Work instructions:
Skip all pictures. Write out the data below from its first line through the line that contains "x_ticks = [12, 14, 16, 18, 20, 22, 24, 26]".

Given data:
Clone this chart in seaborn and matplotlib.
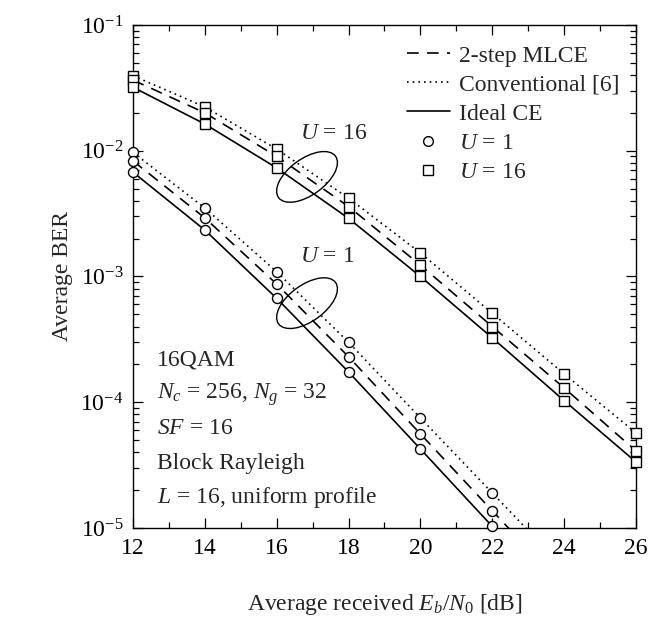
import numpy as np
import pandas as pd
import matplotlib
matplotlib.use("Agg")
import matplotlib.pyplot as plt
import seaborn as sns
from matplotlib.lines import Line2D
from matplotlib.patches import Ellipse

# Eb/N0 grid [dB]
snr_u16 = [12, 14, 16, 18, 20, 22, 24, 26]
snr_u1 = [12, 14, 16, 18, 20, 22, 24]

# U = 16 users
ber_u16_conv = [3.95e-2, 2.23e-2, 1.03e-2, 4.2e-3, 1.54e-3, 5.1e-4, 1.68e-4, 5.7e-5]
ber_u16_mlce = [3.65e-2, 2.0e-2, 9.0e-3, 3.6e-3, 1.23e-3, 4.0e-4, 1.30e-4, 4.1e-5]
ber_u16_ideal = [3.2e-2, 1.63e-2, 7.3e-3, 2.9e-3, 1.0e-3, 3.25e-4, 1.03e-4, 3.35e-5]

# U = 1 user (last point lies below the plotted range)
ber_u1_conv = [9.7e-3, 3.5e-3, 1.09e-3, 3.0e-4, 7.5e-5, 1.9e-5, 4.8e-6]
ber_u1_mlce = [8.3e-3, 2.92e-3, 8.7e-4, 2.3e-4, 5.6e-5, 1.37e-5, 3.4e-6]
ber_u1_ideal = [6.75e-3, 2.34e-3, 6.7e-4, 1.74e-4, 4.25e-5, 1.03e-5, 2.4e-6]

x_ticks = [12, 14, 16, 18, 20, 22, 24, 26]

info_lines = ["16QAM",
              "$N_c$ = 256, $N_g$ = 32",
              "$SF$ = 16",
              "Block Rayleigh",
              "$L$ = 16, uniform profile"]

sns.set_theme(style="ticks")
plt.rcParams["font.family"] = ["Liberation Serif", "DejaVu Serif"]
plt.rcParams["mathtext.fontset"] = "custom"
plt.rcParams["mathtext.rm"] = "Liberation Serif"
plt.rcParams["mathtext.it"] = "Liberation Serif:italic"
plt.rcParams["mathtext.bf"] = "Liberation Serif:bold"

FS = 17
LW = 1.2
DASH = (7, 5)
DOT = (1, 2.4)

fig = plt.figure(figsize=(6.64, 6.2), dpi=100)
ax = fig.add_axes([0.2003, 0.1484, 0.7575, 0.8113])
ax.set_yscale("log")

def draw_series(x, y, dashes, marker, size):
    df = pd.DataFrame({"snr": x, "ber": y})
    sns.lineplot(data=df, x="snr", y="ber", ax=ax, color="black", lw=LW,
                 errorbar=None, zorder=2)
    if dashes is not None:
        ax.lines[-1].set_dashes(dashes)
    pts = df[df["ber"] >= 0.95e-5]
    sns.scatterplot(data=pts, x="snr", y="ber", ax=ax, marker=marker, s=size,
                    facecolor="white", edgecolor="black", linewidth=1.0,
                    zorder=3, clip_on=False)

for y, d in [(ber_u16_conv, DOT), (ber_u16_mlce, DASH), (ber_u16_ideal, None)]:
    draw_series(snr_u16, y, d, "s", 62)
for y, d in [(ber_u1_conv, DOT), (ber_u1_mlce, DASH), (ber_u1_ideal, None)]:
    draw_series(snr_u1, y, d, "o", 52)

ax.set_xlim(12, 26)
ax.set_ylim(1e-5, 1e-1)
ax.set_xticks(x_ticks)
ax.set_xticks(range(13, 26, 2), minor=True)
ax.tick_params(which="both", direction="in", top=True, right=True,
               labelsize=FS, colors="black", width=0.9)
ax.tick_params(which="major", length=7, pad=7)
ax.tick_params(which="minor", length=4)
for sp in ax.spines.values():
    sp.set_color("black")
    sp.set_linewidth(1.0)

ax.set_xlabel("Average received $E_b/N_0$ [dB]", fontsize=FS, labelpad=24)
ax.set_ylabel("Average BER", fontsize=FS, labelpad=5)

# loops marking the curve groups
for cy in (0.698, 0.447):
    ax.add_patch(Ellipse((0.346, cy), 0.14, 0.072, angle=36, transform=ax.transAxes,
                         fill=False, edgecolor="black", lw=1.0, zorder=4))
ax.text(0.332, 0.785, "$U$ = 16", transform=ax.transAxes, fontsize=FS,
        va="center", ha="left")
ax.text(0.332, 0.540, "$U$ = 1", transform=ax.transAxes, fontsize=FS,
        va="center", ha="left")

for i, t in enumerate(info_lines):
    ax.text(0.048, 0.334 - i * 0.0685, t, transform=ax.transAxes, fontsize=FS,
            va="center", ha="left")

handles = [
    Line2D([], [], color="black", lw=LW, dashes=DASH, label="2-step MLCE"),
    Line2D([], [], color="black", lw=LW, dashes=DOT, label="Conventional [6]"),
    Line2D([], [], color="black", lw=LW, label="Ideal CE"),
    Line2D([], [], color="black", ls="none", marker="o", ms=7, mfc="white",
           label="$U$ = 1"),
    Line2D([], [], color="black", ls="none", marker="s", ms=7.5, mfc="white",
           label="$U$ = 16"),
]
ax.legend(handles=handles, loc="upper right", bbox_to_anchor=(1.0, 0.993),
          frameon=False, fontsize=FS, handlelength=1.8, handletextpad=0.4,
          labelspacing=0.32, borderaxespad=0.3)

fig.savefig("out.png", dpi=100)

Output for this task:
Clone this chart in seaborn and matplotlib.
import numpy as np
import pandas as pd
import matplotlib
matplotlib.use("Agg")
import matplotlib.pyplot as plt
import seaborn as sns
from matplotlib.lines import Line2D
from matplotlib.patches import Ellipse

# Eb/N0 grid [dB]
snr_u16 = [12, 14, 16, 18, 20, 22, 24, 26]
snr_u1 = [12, 14, 16, 18, 20, 22, 24]

# U = 16 users
ber_u16_conv = [3.95e-2, 2.23e-2, 1.03e-2, 4.2e-3, 1.54e-3, 5.1e-4, 1.68e-4, 5.7e-5]
ber_u16_mlce = [3.65e-2, 2.0e-2, 9.0e-3, 3.6e-3, 1.23e-3, 4.0e-4, 1.30e-4, 4.1e-5]
ber_u16_ideal = [3.2e-2, 1.63e-2, 7.3e-3, 2.9e-3, 1.0e-3, 3.25e-4, 1.03e-4, 3.35e-5]

# U = 1 user (last point lies below the plotted range)
ber_u1_conv = [9.7e-3, 3.5e-3, 1.09e-3, 3.0e-4, 7.5e-5, 1.9e-5, 4.8e-6]
ber_u1_mlce = [8.3e-3, 2.92e-3, 8.7e-4, 2.3e-4, 5.6e-5, 1.37e-5, 3.4e-6]
ber_u1_ideal = [6.75e-3, 2.34e-3, 6.7e-4, 1.74e-4, 4.25e-5, 1.03e-5, 2.4e-6]

x_ticks = [12, 14, 16, 18, 20, 22, 24, 26]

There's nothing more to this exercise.